Written request: Omit the pictures and print exactly the lines of the listing below, starting at the first and ending at the line containing "Chart.register(...registerables);".

Source excerpt:
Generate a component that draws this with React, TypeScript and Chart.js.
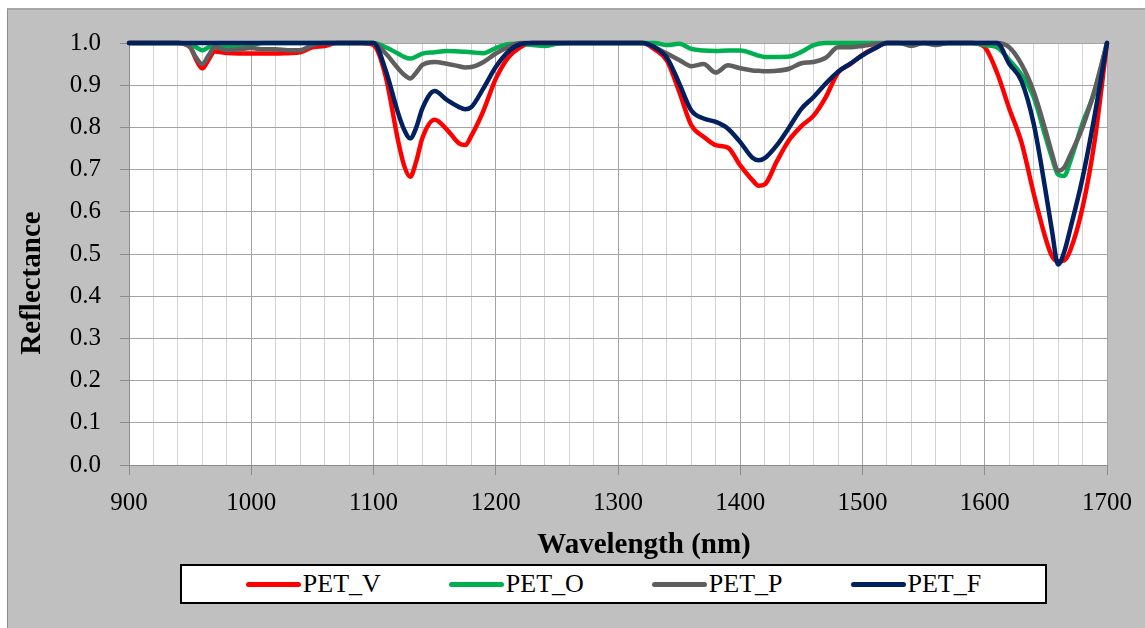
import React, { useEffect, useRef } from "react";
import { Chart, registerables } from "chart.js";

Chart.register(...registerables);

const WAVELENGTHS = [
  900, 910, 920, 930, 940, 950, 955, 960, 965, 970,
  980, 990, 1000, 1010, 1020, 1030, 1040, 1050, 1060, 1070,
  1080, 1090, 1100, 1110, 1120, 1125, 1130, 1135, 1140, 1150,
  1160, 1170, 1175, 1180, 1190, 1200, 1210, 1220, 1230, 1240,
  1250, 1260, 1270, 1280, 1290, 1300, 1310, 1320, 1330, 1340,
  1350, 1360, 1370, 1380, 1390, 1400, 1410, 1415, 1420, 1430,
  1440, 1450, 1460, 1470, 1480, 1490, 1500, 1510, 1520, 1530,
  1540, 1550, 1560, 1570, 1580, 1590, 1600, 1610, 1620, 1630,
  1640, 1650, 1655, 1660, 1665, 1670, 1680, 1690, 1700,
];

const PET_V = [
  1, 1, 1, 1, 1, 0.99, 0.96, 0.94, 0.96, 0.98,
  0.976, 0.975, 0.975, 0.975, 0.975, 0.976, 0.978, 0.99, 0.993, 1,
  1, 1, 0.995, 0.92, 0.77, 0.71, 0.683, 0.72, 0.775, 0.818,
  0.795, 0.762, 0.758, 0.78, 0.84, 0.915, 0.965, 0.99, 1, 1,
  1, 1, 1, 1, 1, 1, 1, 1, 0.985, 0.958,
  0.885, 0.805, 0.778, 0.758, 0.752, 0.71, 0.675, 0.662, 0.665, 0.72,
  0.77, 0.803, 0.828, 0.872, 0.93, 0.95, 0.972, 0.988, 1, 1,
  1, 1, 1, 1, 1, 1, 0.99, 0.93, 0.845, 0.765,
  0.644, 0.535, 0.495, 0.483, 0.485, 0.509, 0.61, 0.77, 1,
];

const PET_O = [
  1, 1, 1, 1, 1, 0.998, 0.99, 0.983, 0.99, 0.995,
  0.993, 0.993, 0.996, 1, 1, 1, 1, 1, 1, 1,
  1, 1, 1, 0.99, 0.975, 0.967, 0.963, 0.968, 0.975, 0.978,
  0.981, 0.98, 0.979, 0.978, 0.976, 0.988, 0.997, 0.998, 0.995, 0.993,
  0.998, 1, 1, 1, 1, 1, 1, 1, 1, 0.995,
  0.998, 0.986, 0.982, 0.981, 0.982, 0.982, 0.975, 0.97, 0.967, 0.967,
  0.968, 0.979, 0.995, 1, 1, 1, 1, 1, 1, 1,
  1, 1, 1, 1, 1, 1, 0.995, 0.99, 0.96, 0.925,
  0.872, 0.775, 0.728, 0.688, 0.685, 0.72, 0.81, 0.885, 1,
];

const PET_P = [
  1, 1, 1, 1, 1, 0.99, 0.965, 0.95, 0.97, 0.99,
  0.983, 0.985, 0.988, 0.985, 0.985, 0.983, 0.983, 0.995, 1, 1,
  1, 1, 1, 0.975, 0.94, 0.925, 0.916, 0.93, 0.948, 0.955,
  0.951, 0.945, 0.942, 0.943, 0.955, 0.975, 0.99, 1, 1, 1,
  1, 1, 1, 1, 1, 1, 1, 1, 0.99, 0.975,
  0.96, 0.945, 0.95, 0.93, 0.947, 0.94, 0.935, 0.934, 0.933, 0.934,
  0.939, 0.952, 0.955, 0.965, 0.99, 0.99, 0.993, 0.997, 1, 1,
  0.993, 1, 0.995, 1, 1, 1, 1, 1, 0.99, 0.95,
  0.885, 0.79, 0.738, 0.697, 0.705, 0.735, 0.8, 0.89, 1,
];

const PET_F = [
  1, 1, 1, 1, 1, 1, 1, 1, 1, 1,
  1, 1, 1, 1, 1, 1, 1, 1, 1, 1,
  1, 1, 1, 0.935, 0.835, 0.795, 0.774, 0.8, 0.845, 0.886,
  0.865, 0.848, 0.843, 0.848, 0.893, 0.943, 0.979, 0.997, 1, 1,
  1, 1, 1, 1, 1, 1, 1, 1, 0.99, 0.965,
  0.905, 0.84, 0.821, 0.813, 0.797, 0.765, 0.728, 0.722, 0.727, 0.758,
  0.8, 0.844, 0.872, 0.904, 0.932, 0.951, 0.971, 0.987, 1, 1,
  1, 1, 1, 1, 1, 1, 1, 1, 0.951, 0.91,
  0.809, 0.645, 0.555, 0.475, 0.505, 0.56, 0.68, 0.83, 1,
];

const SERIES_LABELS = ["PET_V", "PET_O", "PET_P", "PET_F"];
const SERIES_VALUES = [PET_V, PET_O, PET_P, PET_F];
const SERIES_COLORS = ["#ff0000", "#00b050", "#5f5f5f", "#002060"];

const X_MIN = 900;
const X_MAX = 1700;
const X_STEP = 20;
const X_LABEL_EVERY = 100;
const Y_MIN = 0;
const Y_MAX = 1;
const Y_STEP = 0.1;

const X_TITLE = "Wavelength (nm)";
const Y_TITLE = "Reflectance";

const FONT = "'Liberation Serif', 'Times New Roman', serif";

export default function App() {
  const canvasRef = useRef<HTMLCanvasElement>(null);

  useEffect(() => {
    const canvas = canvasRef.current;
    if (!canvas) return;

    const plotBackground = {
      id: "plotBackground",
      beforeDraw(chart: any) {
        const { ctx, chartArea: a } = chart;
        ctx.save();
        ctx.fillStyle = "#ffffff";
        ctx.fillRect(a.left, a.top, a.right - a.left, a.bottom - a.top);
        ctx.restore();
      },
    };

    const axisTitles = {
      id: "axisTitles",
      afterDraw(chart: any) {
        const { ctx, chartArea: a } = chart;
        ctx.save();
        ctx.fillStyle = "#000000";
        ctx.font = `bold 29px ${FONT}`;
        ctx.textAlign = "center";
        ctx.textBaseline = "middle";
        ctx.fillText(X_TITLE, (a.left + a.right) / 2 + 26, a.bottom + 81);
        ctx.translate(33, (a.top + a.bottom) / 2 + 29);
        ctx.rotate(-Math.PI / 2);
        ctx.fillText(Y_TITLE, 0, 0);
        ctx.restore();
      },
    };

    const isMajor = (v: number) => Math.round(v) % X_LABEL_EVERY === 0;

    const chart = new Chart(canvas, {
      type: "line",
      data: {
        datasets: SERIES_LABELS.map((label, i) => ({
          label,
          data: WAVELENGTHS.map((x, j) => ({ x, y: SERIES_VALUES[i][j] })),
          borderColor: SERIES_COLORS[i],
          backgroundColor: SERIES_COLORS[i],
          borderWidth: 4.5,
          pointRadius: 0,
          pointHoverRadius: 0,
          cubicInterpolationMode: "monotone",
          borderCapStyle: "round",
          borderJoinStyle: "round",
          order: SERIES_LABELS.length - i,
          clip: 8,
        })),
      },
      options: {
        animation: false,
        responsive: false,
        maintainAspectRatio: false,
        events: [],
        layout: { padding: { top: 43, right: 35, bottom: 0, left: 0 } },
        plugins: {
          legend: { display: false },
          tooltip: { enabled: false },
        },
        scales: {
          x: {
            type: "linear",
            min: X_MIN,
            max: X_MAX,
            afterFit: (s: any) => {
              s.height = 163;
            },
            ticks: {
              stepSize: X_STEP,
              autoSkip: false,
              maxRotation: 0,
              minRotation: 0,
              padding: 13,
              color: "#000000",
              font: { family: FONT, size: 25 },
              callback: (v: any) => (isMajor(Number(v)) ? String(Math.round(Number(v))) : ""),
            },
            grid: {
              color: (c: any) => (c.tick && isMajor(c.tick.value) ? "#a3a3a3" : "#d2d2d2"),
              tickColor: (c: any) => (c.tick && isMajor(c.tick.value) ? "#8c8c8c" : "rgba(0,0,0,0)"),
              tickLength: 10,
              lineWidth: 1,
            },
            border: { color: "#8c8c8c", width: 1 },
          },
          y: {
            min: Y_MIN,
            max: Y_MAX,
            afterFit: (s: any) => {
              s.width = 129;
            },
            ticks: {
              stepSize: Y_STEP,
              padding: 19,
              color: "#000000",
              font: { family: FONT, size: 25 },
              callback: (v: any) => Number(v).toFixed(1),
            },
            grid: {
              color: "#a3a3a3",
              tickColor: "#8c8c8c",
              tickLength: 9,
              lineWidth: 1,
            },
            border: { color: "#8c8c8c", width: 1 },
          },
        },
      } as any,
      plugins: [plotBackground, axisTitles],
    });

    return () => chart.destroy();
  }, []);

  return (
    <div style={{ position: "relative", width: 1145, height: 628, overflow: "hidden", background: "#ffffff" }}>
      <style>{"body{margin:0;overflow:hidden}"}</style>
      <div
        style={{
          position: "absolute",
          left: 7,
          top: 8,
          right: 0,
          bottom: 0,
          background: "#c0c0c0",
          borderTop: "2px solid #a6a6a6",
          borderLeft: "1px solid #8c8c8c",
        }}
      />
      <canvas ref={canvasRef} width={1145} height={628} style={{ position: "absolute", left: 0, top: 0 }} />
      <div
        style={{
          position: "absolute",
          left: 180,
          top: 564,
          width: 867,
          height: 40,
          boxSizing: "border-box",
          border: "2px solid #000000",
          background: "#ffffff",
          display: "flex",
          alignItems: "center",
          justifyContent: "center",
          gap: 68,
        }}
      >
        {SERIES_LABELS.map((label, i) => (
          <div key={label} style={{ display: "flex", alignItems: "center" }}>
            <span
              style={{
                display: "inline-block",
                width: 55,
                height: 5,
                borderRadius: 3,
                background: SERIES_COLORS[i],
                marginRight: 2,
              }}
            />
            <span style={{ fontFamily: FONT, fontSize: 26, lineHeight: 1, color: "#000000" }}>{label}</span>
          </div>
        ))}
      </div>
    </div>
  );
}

Response to the task:
Generate a component that draws this with React, TypeScript and Chart.js.
import React, { useEffect, useRef } from "react";
import { Chart, registerables } from "chart.js";

Chart.register(...registerables);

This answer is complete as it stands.